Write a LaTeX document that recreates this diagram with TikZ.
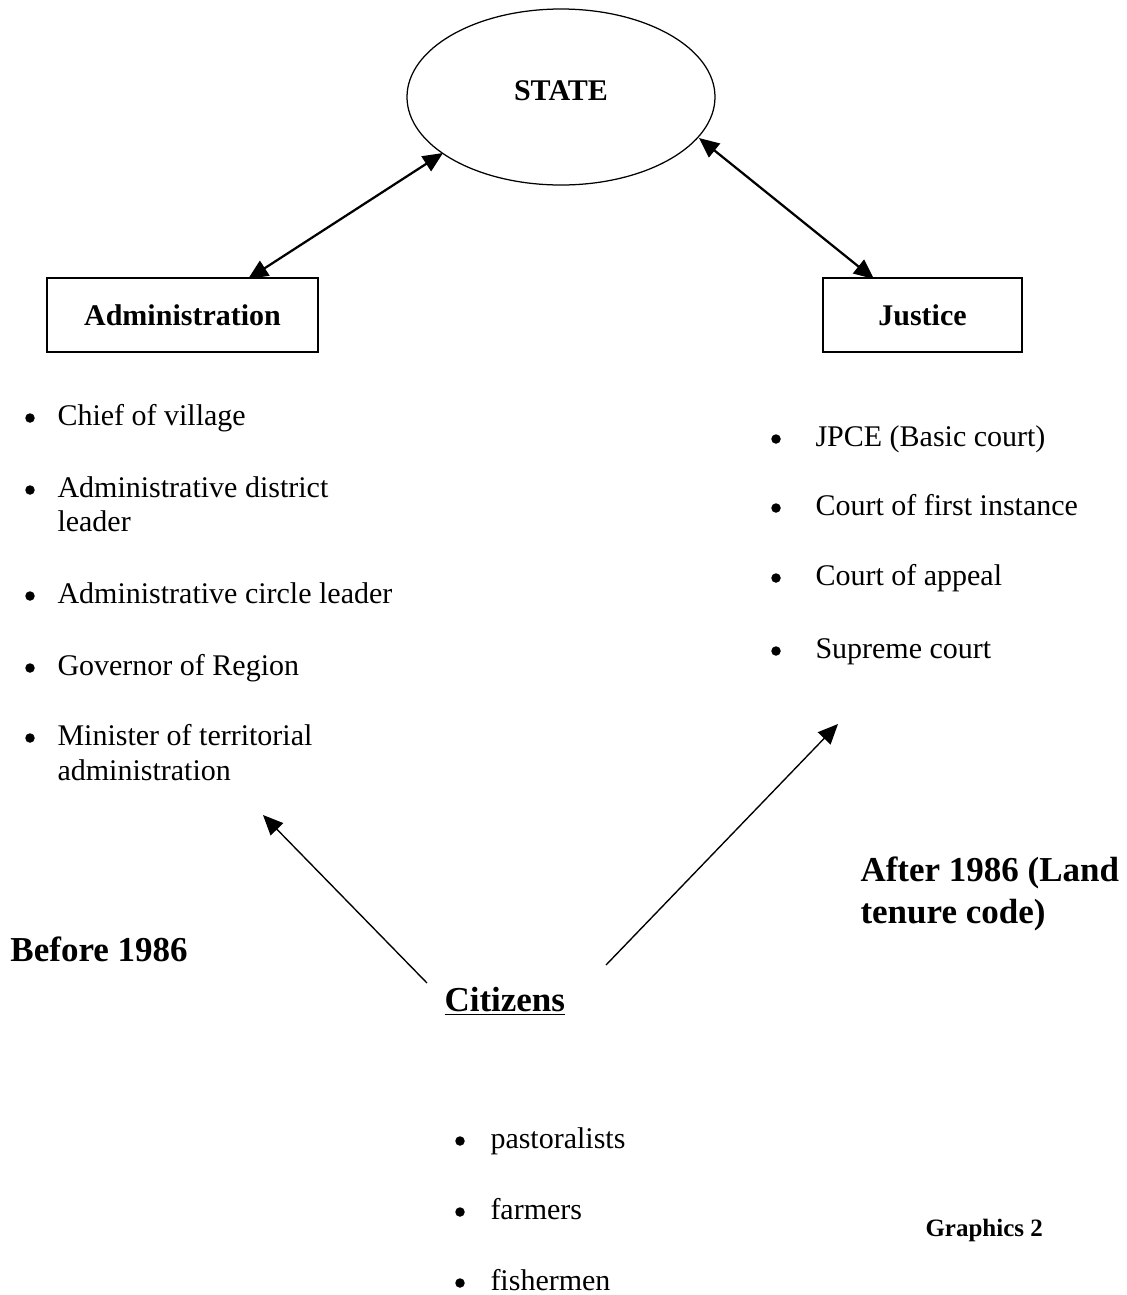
\documentclass[tikz,border=0pt]{standalone}
\usepackage{fontspec}
\setmainfont{Liberation Serif}
\usetikzlibrary{arrows.meta,shapes.geometric}
\begin{document}
\begin{tikzpicture}[x=0.4pt,y=-0.4pt,
  txt/.style={anchor=base west,inner sep=0pt,font=\fontsize{12}{13.8}\selectfont},
  head/.style={anchor=base west,inner sep=0pt,font=\fontsize{14}{16}\selectfont\bfseries},
  bul/.style={circle,fill=black,inner sep=0pt,minimum size=3.8pt},
  boxnode/.style={draw,line width=0.45pt,inner sep=0pt,font=\fontsize{12}{13.8}\selectfont\bfseries},
  dbl/.style={line width=0.9pt,{Triangle[length=8pt,width=7pt]}-{Triangle[length=8pt,width=7pt]}},
  sgl/.style={line width=0.55pt,-{Triangle[length=8pt,width=7pt]}}]
\useasboundingbox (0,0) rectangle (1127,1295);
% state
\node[draw,ellipse,line width=0.5pt,minimum width=308*0.4pt,minimum height=176*0.4pt,inner sep=0pt] (state) at (561,97) {};
\node[anchor=base,inner sep=0pt,font=\fontsize{12}{13.8}\selectfont\bfseries] (statet) at (561,100) {STATE};
% boxes
\node[boxnode,minimum width=271*0.4pt,minimum height=74*0.4pt] (admin) at (182.5,315) {Administration};
\node[boxnode,minimum width=199*0.4pt,minimum height=74*0.4pt] (justice) at (922.5,315) {Justice};
\coordinate (sl) at (443,153);
\coordinate (sr) at (699,138);
\coordinate (al) at (248,279);
\coordinate (jr) at (874,279);
\draw[dbl] (al) -- (sl);
\draw[dbl] (sr) -- (jr);
% left list
\node[bul] (b1) at (30,418) {};
\node[txt] (l1) at (57,425) {Chief of village};
\node[bul] (b2) at (30,490) {};
\node[txt] (l2) at (57,497) {Administrative district};
\node[txt] (l2b) at (57,531) {leader};
\node[bul] (b3) at (30,596) {};
\node[txt] (l3) at (57,603) {Administrative circle leader};
\node[bul] (b4) at (30,668) {};
\node[txt] (l4) at (57,675) {Governor of Region};
\node[bul] (b5) at (30,738) {};
\node[txt] (l5) at (57,745) {Minister of territorial};
\node[txt] (l5b) at (57,780) {administration};
% right list
\node[bul] (r1b) at (776,439) {};
\node[txt] (r1) at (815,446) {JPCE (Basic court)};
\node[bul] (r2b) at (776,508) {};
\node[txt] (r2) at (815,515) {Court of first instance};
\node[bul] (r3b) at (776,578) {};
\node[txt] (r3) at (815,585) {Court of appeal};
\node[bul] (r4b) at (776,651) {};
\node[txt] (r4) at (815,658) {Supreme court};
% headings
\node[head] (before) at (10,961) {Before 1986};
\node[head] (after1) at (860,881) {After 1986 (Land};
\node[head] (after2) at (860,923) {tenure code)};
\node[head] (cit) at (444,1011) {\underline{Citizens}};
% citizen arrows
\coordinate (c1) at (427,983);
\coordinate (c2) at (606,965);
\coordinate (t1) at (263,815);
\coordinate (t2) at (838,724);
\draw[sgl] (c1) -- (t1);
\draw[sgl] (c2) -- (t2);
% bottom list
\node[bul] (p1b) at (460,1141) {};
\node[txt] (p1) at (490,1148) {pastoralists};
\node[bul] (p2b) at (460,1212) {};
\node[txt] (p2) at (490,1219) {farmers};
\node[bul] (p3b) at (460,1283) {};
\node[txt] (p3) at (490,1290) {fishermen};
\node[anchor=base west,inner sep=0pt,font=\fontsize{10}{12}\selectfont\bfseries] (gr) at (925,1236) {Graphics 2};
\end{tikzpicture}
\end{document}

- - - -

# WRITTEN INSTRUCTION:
The data above needs to be retyped exactly, with the images left out.

# WRITTEN RESPONSE:
Write a LaTeX document that recreates this diagram with TikZ.
\documentclass[tikz,border=0pt]{standalone}
\usepackage{fontspec}
\setmainfont{Liberation Serif}
\usetikzlibrary{arrows.meta,shapes.geometric}
\begin{document}
\begin{tikzpicture}[x=0.4pt,y=-0.4pt,
  txt/.style={anchor=base west,inner sep=0pt,font=\fontsize{12}{13.8}\selectfont},
  head/.style={anchor=base west,inner sep=0pt,font=\fontsize{14}{16}\selectfont\bfseries},
  bul/.style={circle,fill=black,inner sep=0pt,minimum size=3.8pt},
  boxnode/.style={draw,line width=0.45pt,inner sep=0pt,font=\fontsize{12}{13.8}\selectfont\bfseries},
  dbl/.style={line width=0.9pt,{Triangle[length=8pt,width=7pt]}-{Triangle[length=8pt,width=7pt]}},
  sgl/.style={line width=0.55pt,-{Triangle[length=8pt,width=7pt]}}]
\useasboundingbox (0,0) rectangle (1127,1295);
% state
\node[draw,ellipse,line width=0.5pt,minimum width=308*0.4pt,minimum height=176*0.4pt,inner sep=0pt] (state) at (561,97) {};
\node[anchor=base,inner sep=0pt,font=\fontsize{12}{13.8}\selectfont\bfseries] (statet) at (561,100) {STATE};
% boxes
\node[boxnode,minimum width=271*0.4pt,minimum height=74*0.4pt] (admin) at (182.5,315) {Administration};
\node[boxnode,minimum width=199*0.4pt,minimum height=74*0.4pt] (justice) at (922.5,315) {Justice};
\coordinate (sl) at (443,153);
\coordinate (sr) at (699,138);
\coordinate (al) at (248,279);
\coordinate (jr) at (874,279);
\draw[dbl] (al) -- (sl);
\draw[dbl] (sr) -- (jr);
% left list
\node[bul] (b1) at (30,418) {};
\node[txt] (l1) at (57,425) {Chief of village};
\node[bul] (b2) at (30,490) {};
\node[txt] (l2) at (57,497) {Administrative district};
\node[txt] (l2b) at (57,531) {leader};
\node[bul] (b3) at (30,596) {};
\node[txt] (l3) at (57,603) {Administrative circle leader};
\node[bul] (b4) at (30,668) {};
\node[txt] (l4) at (57,675) {Governor of Region};
\node[bul] (b5) at (30,738) {};
\node[txt] (l5) at (57,745) {Minister of territorial};
\node[txt] (l5b) at (57,780) {administration};
% right list
\node[bul] (r1b) at (776,439) {};
\node[txt] (r1) at (815,446) {JPCE (Basic court)};
\node[bul] (r2b) at (776,508) {};
\node[txt] (r2) at (815,515) {Court of first instance};
\node[bul] (r3b) at (776,578) {};
\node[txt] (r3) at (815,585) {Court of appeal};
\node[bul] (r4b) at (776,651) {};
\node[txt] (r4) at (815,658) {Supreme court};
% headings
\node[head] (before) at (10,961) {Before 1986};
\node[head] (after1) at (860,881) {After 1986 (Land};
\node[head] (after2) at (860,923) {tenure code)};
\node[head] (cit) at (444,1011) {\underline{Citizens}};
% citizen arrows
\coordinate (c1) at (427,983);
\coordinate (c2) at (606,965);
\coordinate (t1) at (263,815);
\coordinate (t2) at (838,724);
\draw[sgl] (c1) -- (t1);
\draw[sgl] (c2) -- (t2);
% bottom list
\node[bul] (p1b) at (460,1141) {};
\node[txt] (p1) at (490,1148) {pastoralists};
\node[bul] (p2b) at (460,1212) {};
\node[txt] (p2) at (490,1219) {farmers};
\node[bul] (p3b) at (460,1283) {};
\node[txt] (p3) at (490,1290) {fishermen};
\node[anchor=base west,inner sep=0pt,font=\fontsize{10}{12}\selectfont\bfseries] (gr) at (925,1236) {Graphics 2};
\end{tikzpicture}
\end{document}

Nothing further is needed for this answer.